Pijany mężczyzna udusił psy, a później zadzwonił na 112
Wczoraj łomżyńscy policjanci zatrzymali mężczyznę, który udusił dwa psy. Zwierzęta denerwowały nietrzeźwego właściciela, bo za głośno szczekały. Sam zadzwonił na numer alarmowy, bo jak powiedział miał wyrzuty sumienia. 26-latek trafił do policyjnego aresztu. Dziś usłyszy zarzut znęcania się i zabicia zwierząt ze szczególnym okrucieństwem. Zgodnie z ustawą o ochronie zwierząt grozi mu do 5 lat pozbawienia wolności.

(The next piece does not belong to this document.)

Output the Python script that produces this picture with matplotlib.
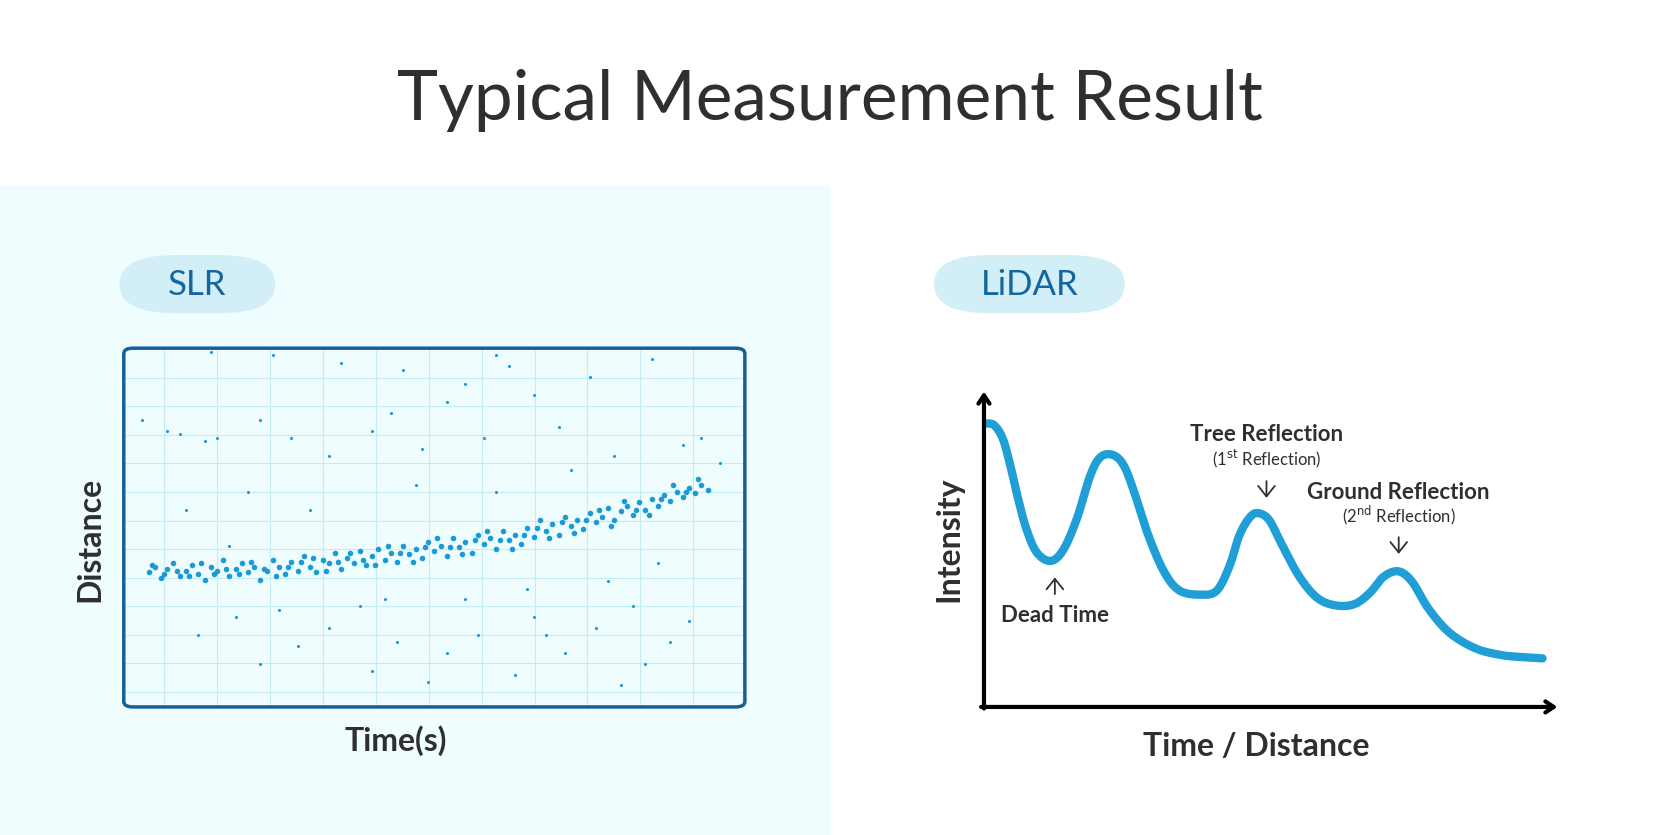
import matplotlib
matplotlib.use("Agg")
import matplotlib.pyplot as plt
from matplotlib.patches import FancyBboxPatch, Rectangle, FancyArrowPatch
import numpy as np

plt.rcParams["font.family"] = "Lato"

# ---------------- data ----------------
band_x = [4,5,6,7,8,9,10,11,12,13,14,15,16,17,18,19,20,21,22,23,24,25,26,27,28,29,30,31,32,33,34,35,36,37,38,39,40,41,42,43,44,45,46,47,48,49,50,51,52,53,54,55,56,57,58,59,60,61,62,63,64,65,66,67,68,69,70,71,72,73,74,75,76,77,78,79,80,81,82,83,84,85,86,87,88,89,90,91,92,93,94,
          4.5,6.5,8.5,10.5,12.5,14.5,16.5,18.5,20.5,22.5,24.5,26.5,28.5,30.5,32.5,34.5,36.5,38.5,40.5,42.5,44.5,46.5,48.5,50.5,52.5,54.5,56.5,58.5,60.5,62.5,64.5,66.5,68.5,70.5,72.5,74.5,76.5,78.5,80.5,82.5,84.5,86.5,88.5,90.5,92.5]
band_y = [37.5,39,36,38.5,40,36.5,38,39.5,37,35.5,39,38,41,36.5,38.5,40,37.5,39,35.5,38,41,39,37,40.5,38,42,39,37.5,41,40,43,38.5,41.5,40,43.5,39.5,42,44,41,43,40.5,45,42.5,44,41.5,46,43.5,45,42,47,44.5,46,43,48,45.5,47,44,49,46.5,48,45.5,50,47.5,52,49,51,48,53,50.5,52,49.5,54,51.5,53,55.5,52,54.5,56,53.5,57,55,58,56,59,57.5,60,58.5,61,59.5,62,60.5,
          39.5,37,38,36.5,40,37,38.5,37,40.5,38.5,36.5,39,40.5,41.5,38,40.5,43,41,39.5,45,43,40.5,44.5,47,44.5,42.5,46.5,49,46.5,44,48,50,47,51.5,48.5,52,55,50.5,57.5,55,53.5,58,62,60,63.5]
out_x = [7,9,13,15,22,27,33,40,43,48,52,55,58,62,66,70,75,79,85,90,14,24,35,45,60,12,18,22,28,33,40,44,49,52,57,63,66,71,76,80,84,88,91,10,20,30,38,47,55,65,72,78,86,93,96,3,17,25,42,60,68,82]
out_y = [77,76,74,75,80,75,70,77,82,72,85,90,75,95,87,78,92,70,97,73,99,98,96,94,98,20,25,12,17,22,10,18,7,15,20,9,25,15,22,6,12,18,24,55,60,55,28,62,30,33,66,35,40,75,68,80,45,27,30,60,20,28]

lidar_t = [0.4,1.8,3.3,4.6,5.9,7.4,9.2,11.6,13.8,16.2,18.5,20.3,22.5,24.4,26.2,28.6,31.4,34.1,37.8,40.6,42.8,44.6,46.5,48.0,49.8,52.0,55.0,58.1,61.3,64.6,67.3,69.7,72.3,74.7,77.5,81.2,85.8,90.4,94.1,97.4]
lidar_i = [89.9,89.3,85.0,76.5,66.4,56.4,49.0,46.3,49.7,59.7,73.2,79.2,79.9,76.5,68.1,54.7,42.9,36.9,35.6,36.9,44.6,54.7,60.4,61.4,59.1,51.3,41.3,34.6,32.2,32.6,36.2,41.3,43.0,39.6,31.2,23.5,18.5,16.4,15.8,15.4]

# ---------------- layout helpers (1568x789 basis) ----------------
W, H = 1568.0, 789.0
fx = lambda x: x / W
fy = lambda y: 1 - y / H

fig = plt.figure(figsize=(16.59, 8.35), dpi=100)
fig.patch.set_facecolor("white")

bg = fig.add_axes([0, 0, fx(785), fy(175)], zorder=-5)
bg.set_facecolor("#effdfe"); bg.set_axis_off()
bg.add_patch(Rectangle((0, 0), 1, 1, transform=bg.transAxes, facecolor="#effdfe", edgecolor="none"))

fig.text(0.5, fy(95), "Typical Measurement Result", ha="center", va="center",
         fontsize=50, color="#2f2f2f")

def pill(x0, x1, label):
    fig.patches.append(FancyBboxPatch((fx(x0), fy(296)), fx(x1 - x0), fy(241) - fy(296),
                                      boxstyle="round,pad=0,rounding_size=0.034",
                                      transform=fig.transFigure,
                                      facecolor="#d2eef7", edgecolor="none"))
    fig.text(fx((x0 + x1) / 2), fy(269), label, ha="center", va="center",
             fontsize=25, color="#14679e")

pill(113, 260, "SLR")
pill(883, 1063, "LiDAR")

# ---------------- SLR scatter ----------------
ax = fig.add_axes([fx(117), fy(668), fx(704 - 117), fy(329) - fy(668)], zorder=3)
ax.set_xlim(0, 100)
ax.set_ylim(0, 100)
ax.set_facecolor("none")
for s in ax.spines.values():
    s.set_visible(False)
ax.set_xticks([]); ax.set_yticks([])
for gx in np.arange(6.5, 100, 8.52):
    ax.axvline(gx, color="#c6ecf3", lw=0.8, zorder=1)
for gy in np.arange(100 - 8.26, 0, -7.96):
    ax.axhline(gy, color="#c6ecf3", lw=0.8, zorder=1)
ax.scatter(band_x, band_y, s=16, color="#1b9ad6", lw=0, zorder=3)
ax.scatter(out_x, out_y, s=5, color="#1b9ad6", lw=0, zorder=3)
ax.add_patch(FancyBboxPatch((0, 0), 1, 1, boxstyle="round,pad=0,rounding_size=0.015",
                            transform=ax.transAxes, facecolor="none",
                            edgecolor="#175f98", lw=2.5, clip_on=False, zorder=5))
fig.text(fx(85), fy(510), "Distance", rotation=90, ha="center", va="center",
         fontsize=23, fontweight="bold", color="#2f2f2f")
fig.text(fx(374), fy(700), "Time(s)", ha="center", va="center",
         fontsize=23, fontweight="bold", color="#2f2f2f")

# ---------------- LiDAR ----------------
def catmull(xs, ys, n=12):
    P = np.column_stack([xs, ys])
    P = np.vstack([P[0], P, P[-1]])
    out = []
    for i in range(1, len(P) - 2):
        p0, p1, p2, p3 = P[i - 1], P[i], P[i + 1], P[i + 2]
        for t in np.linspace(0, 1, n, endpoint=False):
            out.append(0.5 * ((2 * p1) + (-p0 + p2) * t + (2 * p0 - 5 * p1 + 4 * p2 - p3) * t * t
                              + (-p0 + 3 * p1 - 3 * p2 + p3) * t ** 3))
    out.append(P[-2])
    out = np.array(out)
    return out[:, 0], out[:, 1]

ax2 = fig.add_axes([fx(930), fy(668), fx(1472 - 930), fy(370) - fy(668)], zorder=3)
ax2.set_xlim(0, 100)
ax2.set_ylim(0, 100)
ax2.set_facecolor("none")
for s in ax2.spines.values():
    s.set_visible(False)
ax2.set_xticks([]); ax2.set_yticks([])
sx, sy = catmull(lidar_t, lidar_i)
ax2.plot(sx, sy, color="#1f9fd6", lw=6, solid_capstyle="round",
         solid_joinstyle="round", zorder=3)
akw = dict(arrowstyle="->,head_length=0.6,head_width=0.4", color="black", lw=3)
ax2.annotate("", xy=(0, 1.0), xytext=(0, -0.005), xycoords="axes fraction",
             arrowprops=dict(**akw, shrinkA=0, shrinkB=0), annotation_clip=False)
ax2.annotate("", xy=(1.0, 0), xytext=(-0.005, 0), xycoords="axes fraction",
             arrowprops=dict(**akw, shrinkA=0, shrinkB=0), annotation_clip=False)

fig.text(fx(897), fy(510), "Intensity", rotation=90, ha="center", va="center",
         fontsize=23, fontweight="bold", color="#2f2f2f")
fig.text(fx(1187), fy(705), "Time / Distance", ha="center", va="center",
         fontsize=23, fontweight="bold", color="#2f2f2f")

def note(x, y, s, **kw):
    fig.text(fx(x), fy(y), s, ha="center", va="center", color="#2f2f2f", **kw)

def small_arrow(x, y0, y1):
    fig.add_artist(FancyArrowPatch(
        (fx(x), fy(y0)), (fx(x), fy(y1)), transform=fig.transFigure,
        arrowstyle="->,head_length=5,head_width=4", color="#2f2f2f", lw=1.3,
        mutation_scale=1.5))

note(1197, 411, "Tree Reflection", fontsize=16, fontweight="bold")
note(1197, 434, "(1$^{\\mathrm{st}}$ Reflection)", fontsize=12)
small_arrow(1197, 452, 473)
note(1322, 465, "Ground Reflection", fontsize=16, fontweight="bold")
note(1322, 487, "(2$^{\\mathrm{nd}}$ Reflection)", fontsize=12)
small_arrow(1322, 505, 526)
small_arrow(997, 564, 543)
note(997, 582, "Dead Time", fontsize=16, fontweight="bold")

fig.savefig("out.png", dpi=100, facecolor="white")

Wczoraj, 19.02.2023 roku, o 17.00, łomżyńscy funkcjonariusze otrzymali zgłoszenie, że na posesji w gminie Zbójna mężczyzna zabił dwa psy, które na nią weszły. Policjanci, którzy przybyli na miejsce ustalili, że właścicielem psów był ich oprawca. 26-latek powiedział funkcjonariuszom, że zwierzęta denerwowały go, bo głośno szczekały. Najpierw ogłuszył je drewnianym kijem, a potem udusił i zakopał w pobliskim lesie. Mężczyzna sam zadzwonił na numer alarmowy, bo jak powiedział ruszyło go sumienie. W pobliskim lesie policjanci znaleźli zakopane zwierzęta. 26-latek został zatrzymany i trafił do policyjnego aresztu, a badanie alkomatem wykazało, że miał 2,3 promila alkoholu w organizmie. Dziś usłyszy zarzut znęcania się i zabicia zwierząt ze szczególnym okrucieństwem.
Znęcanie się nad zwierzętami oraz niewłaściwe ich traktowanie reguluje ustawa o ochronie zwierząt, która za ten czyn przewiduje karę do 5 lat pozbawienia wolności.